Soit dit en passant, expliquez-nous comment résoudre cette contradiction qui voudrait que ces méchants employeurs assument le risque d’une garde à vue en fournissant aux sans-papiers les fiches de paie requises pour fonder une demande de régularisation ?

Pour nous faire oublier vos choix en matière de fiscalité, vous attirez notre attention sur des problèmes qu’il nous faudra certes résoudre, mais qui ne pèsent pas lourd comparés aux 30 milliards d'euros d’exonérations sociales et aux 11 milliards d'euros d’exonérations fiscales que coûtent vos cadeaux hasardeux, parmi lesquels on peut citer les exonérations sur les heures supplémentaires, contre-productives en termes de création d’emplois.

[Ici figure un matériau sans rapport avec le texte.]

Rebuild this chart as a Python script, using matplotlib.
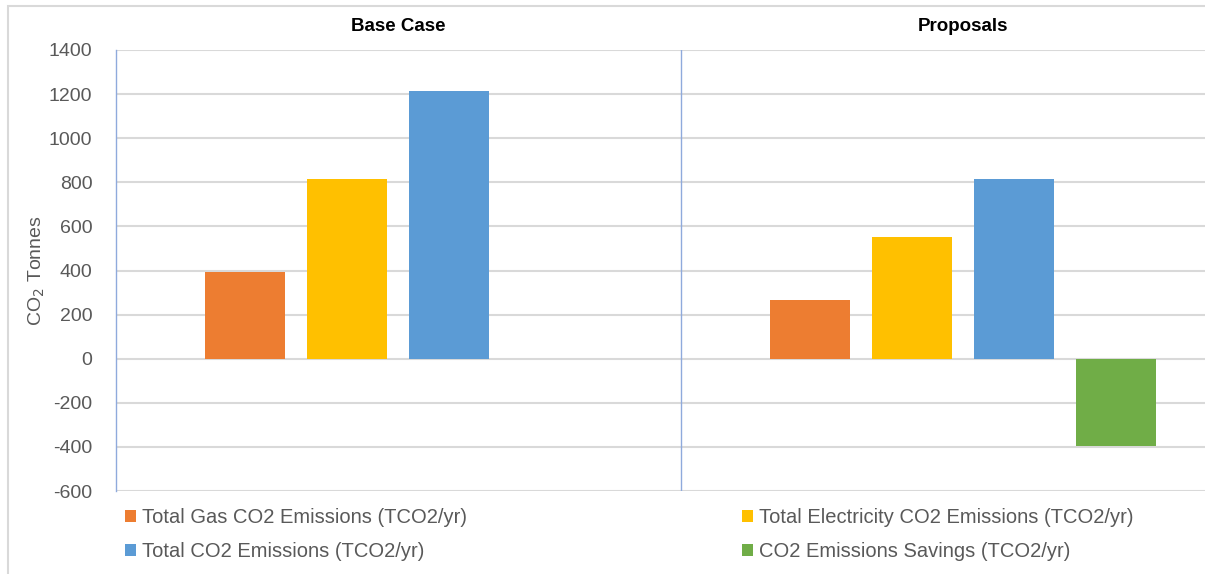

Si nous ne pouvons souscrire aux orientations de cette mission du projet de loi de finances, c’est simplement par pur bon sens, celui-là même qu’une promenade sur le terrain vous ferait recouvrer ! Mais il vous faudrait vous éloigner des sentiers battus par les équipes de communication, des castings de figurants dociles et des caméras complaisantes. Il vous faudrait aller là où la fameuse valeur travail dont vous nous avez rebattu les oreilles pendant vos campagnes s’est terriblement désagrégée, jusque dans les rangs de ceux qui ont cru dans vos promesses, là où le chômage n’est pas une variable d’ajustement macro-économique, là où plus de 100 demandeurs d’emploi par conseiller de Pôle Emploi n’est pas seulement une donnée moyenne qui n’atteint pas son objectif, mais une source de découragement pour tous !

Ce n’est que sous réserve de la prise en compte de quelques suggestions auxquelles vous restez sourds, comme le prolongement de six mois de la durée d’indemnisation des chômeurs à 80 % des salaires, l’extension des contrats de transition professionnelle à l’ensemble des bassins d’emploi avec une durée d’indemnisation de deux ans, ou l’augmentation des coûts des licenciements pour les entreprises qui reversent des dividendes ou rachètent leurs propres actions, que nous pourrions prendre au sérieux la mission « Travail et emploi » du projet de loi de finances pour 2010.